▸ GOAL OF THE EXERCISE:
Print the listing from its top line through the line containing "of Memory storage</text>", nothing more, and leave out the pictures.

━━━━━ COLLECTED DATA

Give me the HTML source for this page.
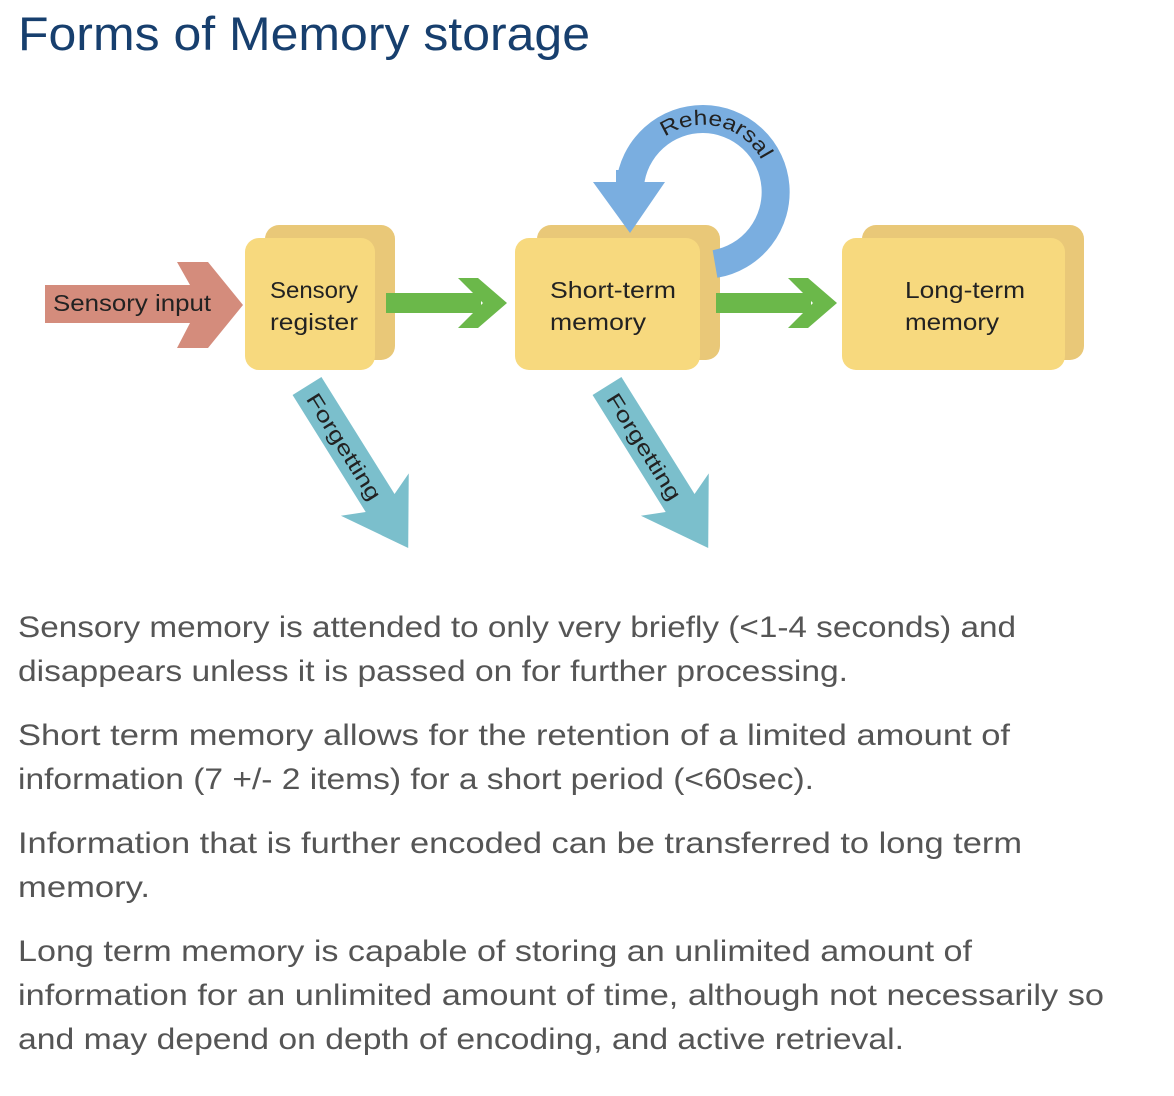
<!DOCTYPE html>
<html><head><meta charset="utf-8"><style>
html,body{margin:0;padding:0;background:#fff;}
svg{display:block;}
.p{font-family:"Liberation Sans",sans-serif;font-size:30px;fill:#555;}
.b{font-family:"Liberation Sans",sans-serif;font-size:23px;fill:#222;}
</style></head><body>
<svg width="1174" height="1096" viewBox="0 0 1174 1096" xmlns="http://www.w3.org/2000/svg">
<text x="18" y="50" font-family="Liberation Sans, sans-serif" font-size="47" fill="#173f6e" textLength="572" lengthAdjust="spacingAndGlyphs">Forms of Memory storage</text>

<!-- sensory input arrow -->
<polygon points="45,285 190,285 177,262 208,262 243,305 208,348 177,348 190,323 45,323" fill="#d48c7c"/>
<text x="53" y="311" class="b" textLength="158" lengthAdjust="spacingAndGlyphs">Sensory input</text>

<!-- sensory register -->
<rect x="265" y="225" width="130" height="135" rx="14" fill="#e9c878"/>
<rect x="245" y="238" width="130" height="132" rx="14" fill="#f7d97e"/>
<text x="270" y="298" class="b" textLength="88" lengthAdjust="spacingAndGlyphs">Sensory</text>
<text x="270" y="330" class="b" textLength="88" lengthAdjust="spacingAndGlyphs">register</text>

<!-- green arrow 1 -->
<rect x="386" y="293" width="95" height="20" fill="#6bb84a"/>
<polygon points="458,278 478,278 507,303 478,328 458,328 483,303" fill="#6bb84a"/>

<!-- STM -->
<rect x="537" y="225" width="183" height="135" rx="14" fill="#e9c878"/>
<rect x="515" y="238" width="185" height="132" rx="14" fill="#f7d97e"/>
<text x="550" y="298" class="b" textLength="126" lengthAdjust="spacingAndGlyphs">Short-term</text>
<text x="550" y="330" class="b" textLength="96" lengthAdjust="spacingAndGlyphs">memory</text>

<!-- rehearsal arc -->
<path d="M715,264 A73,73 0 1 0 630,185" fill="none" stroke="#7aaee0" stroke-width="28"/>
<polygon points="593,182 616,182 616,170 644,170 644,182 665,182 630,233" fill="#7aaee0"/>
<path id="rh" d="M665,137 A66,66 0 0 1 763,163" fill="none"/>
<text font-family="Liberation Sans, sans-serif" font-size="21" fill="#222"><textPath href="#rh" textLength="112" lengthAdjust="spacingAndGlyphs">Rehearsal</textPath></text>

<!-- green arrow 2 -->
<rect x="716" y="293" width="95" height="20" fill="#6bb84a"/>
<polygon points="788,278 808,278 837,303 808,328 788,328 813,303" fill="#6bb84a"/>

<!-- LTM -->
<rect x="862" y="225" width="222" height="135" rx="14" fill="#e9c878"/>
<rect x="842" y="238" width="223" height="132" rx="14" fill="#f7d97e"/>
<text x="905" y="298" class="b" textLength="120" lengthAdjust="spacingAndGlyphs">Long-term</text>
<text x="905" y="330" class="b" textLength="94" lengthAdjust="spacingAndGlyphs">memory</text>

<!-- forgetting arrows -->
<g transform="translate(307,386) rotate(58)">
<polygon points="0,-17 138,-17 128,-40 191,0 128,40 138,17 0,17" fill="#7bbfcc"/>
<text x="10" y="8" font-family="Liberation Sans, sans-serif" font-size="21" fill="#222" textLength="122" lengthAdjust="spacingAndGlyphs">Forgetting</text>
</g>
<g transform="translate(607,386) rotate(58)">
<polygon points="0,-17 138,-17 128,-40 191,0 128,40 138,17 0,17" fill="#7bbfcc"/>
<text x="10" y="8" font-family="Liberation Sans, sans-serif" font-size="21" fill="#222" textLength="122" lengthAdjust="spacingAndGlyphs">Forgetting</text>
</g>

<!-- paragraphs -->
<text class="p" x="18" y="637" textLength="998" lengthAdjust="spacingAndGlyphs">Sensory memory is attended to only very briefly (&lt;1-4 seconds) and</text>
<text class="p" x="18" y="681" textLength="830" lengthAdjust="spacingAndGlyphs">disappears unless it is passed on for further processing.</text>
<text class="p" x="18" y="745" textLength="992" lengthAdjust="spacingAndGlyphs">Short term memory allows for the retention of a limited amount of</text>
<text class="p" x="18" y="789" textLength="796" lengthAdjust="spacingAndGlyphs">information (7 +/- 2 items) for a short period (&lt;60sec).</text>
<text class="p" x="18" y="853" textLength="1004" lengthAdjust="spacingAndGlyphs">Information that is further encoded can be transferred to long term</text>
<text class="p" x="18" y="897" textLength="132" lengthAdjust="spacingAndGlyphs">memory.</text>
<text class="p" x="18" y="961" textLength="954" lengthAdjust="spacingAndGlyphs">Long term memory is capable of storing an unlimited amount of</text>
<text class="p" x="18" y="1005" textLength="1086" lengthAdjust="spacingAndGlyphs">information for an unlimited amount of time, although not necessarily so</text>
<text class="p" x="18" y="1049" textLength="886" lengthAdjust="spacingAndGlyphs">and may depend on depth of encoding, and active retrieval.</text>
</svg>
</body></html>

━━━━━━━━━━

▸ RESPONSE TO THIS EXERCISE:
Give me the HTML source for this page.
<!DOCTYPE html>
<html><head><meta charset="utf-8"><style>
html,body{margin:0;padding:0;background:#fff;}
svg{display:block;}
.p{font-family:"Liberation Sans",sans-serif;font-size:30px;fill:#555;}
.b{font-family:"Liberation Sans",sans-serif;font-size:23px;fill:#222;}
</style></head><body>
<svg width="1174" height="1096" viewBox="0 0 1174 1096" xmlns="http://www.w3.org/2000/svg">
<text x="18" y="50" font-family="Liberation Sans, sans-serif" font-size="47" fill="#173f6e" textLength="572" lengthAdjust="spacingAndGlyphs">Forms of Memory storage</text>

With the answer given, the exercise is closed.